Saturday, December 15, 2018

Santa Maybe?

To all of the ruiners out there (and you know who you are), this is a special message from the Busy Black Woman aka, the The Grinch who kind of likes Christmas (for the most part):


I don't know what you should tell your children. I don't know what I plan to tell my child. Right now, she seems to be uninterested in the idea of Santa, but that could change. Last week at a kiddie party, Santa made an appearance and she avoided him. Thus, I expect that if we decide to take another mall photo this year, we might not do much better than this --->

Yet, I don't plan on shattering her innocence by telling her not to believe. Because I don't want her to be that kid whom everyone remembers years later as the killjoy whose parents thought it blasphemy to cede credit to a mythical fat white guy who somehow never gets arrested for breaking and entering.

Yes, I know that it means I have to devise a credible cover story with various contingencies for the inevitable questions that will come as she gets older. Maybe I can sell my version as a children's book to help parents explain why Santa Claus is depicted as white in popular culture, but is Black at the mall.

Until the Kid was born, I had never given much thought to what children thought of Santa. My nieces and nephews accepted whatever explanation their parents offered, even if it didn't account for the fact that the big family gathering occurred on Christmas Eve and lasted well past midnight. They woke up the next morning to the same excitement that I did without any doubts that Santa had come at some point while they were asleep.

Honestly, I didn't intend to give it this much attention, but in several of my parenting groups, this topic has arisen as a point of contention between the believers and the non-believers. There are folks who are insistent that Santa doesn't deserve to exist because their children ought to know how hard Mommy and/or Daddy work to provide for them. Then there are the true-believers who feel that children should be allowed to maintain a willful ignorance about the ways of the world because real-life will disillusion them soon enough. There are the hard-line Christians who fault Santa and Frosty for X-ing out Jesus, which has led to teen pregnancy and red disposable coffee cups. And then there are the ecumenical secularists who gave us Festivus and Chrismahanukwanzakah.

You know what, this generation of kids is much smarter than we were. They know how to use technology. They will just ask Alexa or Suri. They will quickly realize that the Santa on the Coke bottle looks very different than the Santa in those Rankin-Bass specials or in every modern cartoon. Or they will come across one of those lame made-for-TV movies that offers an inconsistent back story. Or like me, they will figure out that something is off because there is a bunch of random stuff under the tree like puzzles and books that weren't on my list.

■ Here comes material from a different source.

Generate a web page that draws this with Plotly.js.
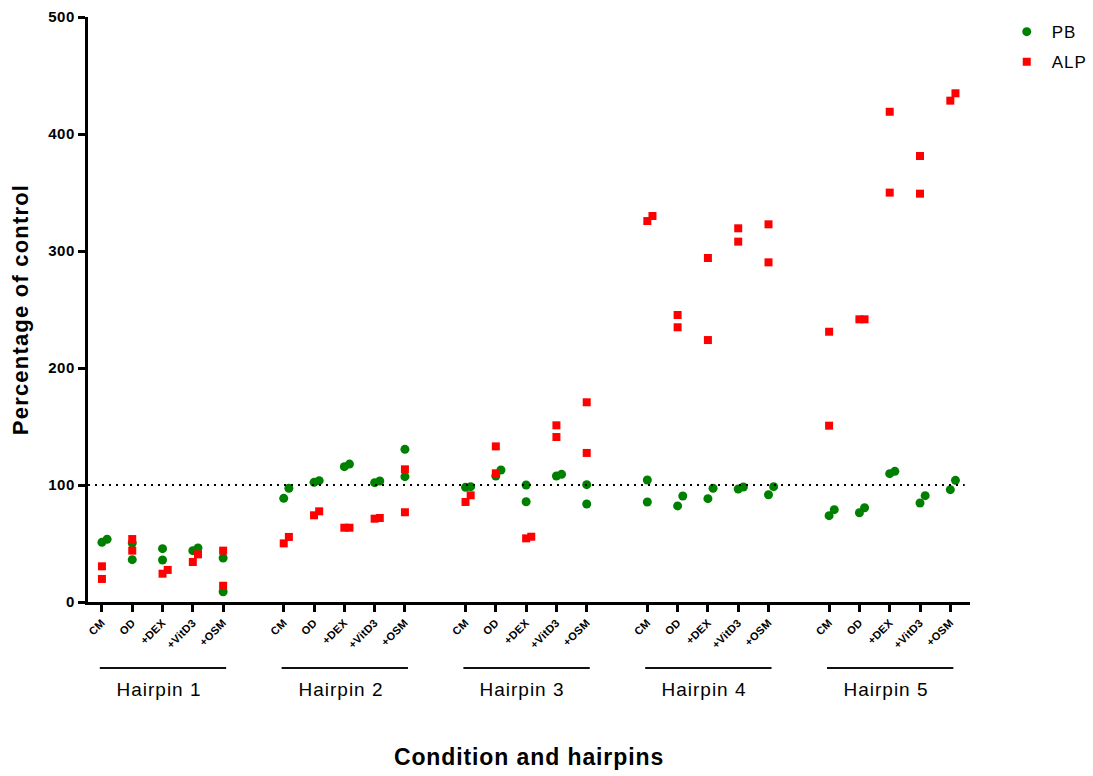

Until that day, why spoil the fun?

Your children can still believe in Jesus and the Elf on the Shelf. Or if you are Jewish, then they can go with the Mensch on a Bench (which really seems a lot like the Hanukkah bush, but I'm not judging you). The Black Santa at the mall is not there to acknowledge Kwanzaa, so do not tell your kids to greet him with Habari gani?

Just go with it because there are children in this world who would love to believe in everything Santa symbolizes. Those bins that collect Toys for Tots and those Angel Tree projects go to children who do not the have luxury of magic in their lives. The children who have lost everything to massive wildfires or whose families are still trying to rebuild after devastating floods. The migrant children who have been separated from their families. The homeless children and those caught up in the foster care system wish they could believe in Santa.

I'm not trying to bring anyone down, but Santa Claus is harmless. If you need to receive appreciation for being a parent, then I sincerely hope that works out for you come Mother's/Father's Day because kids who get everything rarely appreciate anything. I have no idea how this is going to unfold for my daughter, but I hope she chooses to believe in Santa because I did and still do. In spite of all my complaining about Christmas, I derive great joy from giving, which is the essence of Santa Claus mythology and the point of the season. There is some guy who selflessly chooses to bring joy to children once a year. Why be cynical about that? Why not just believe?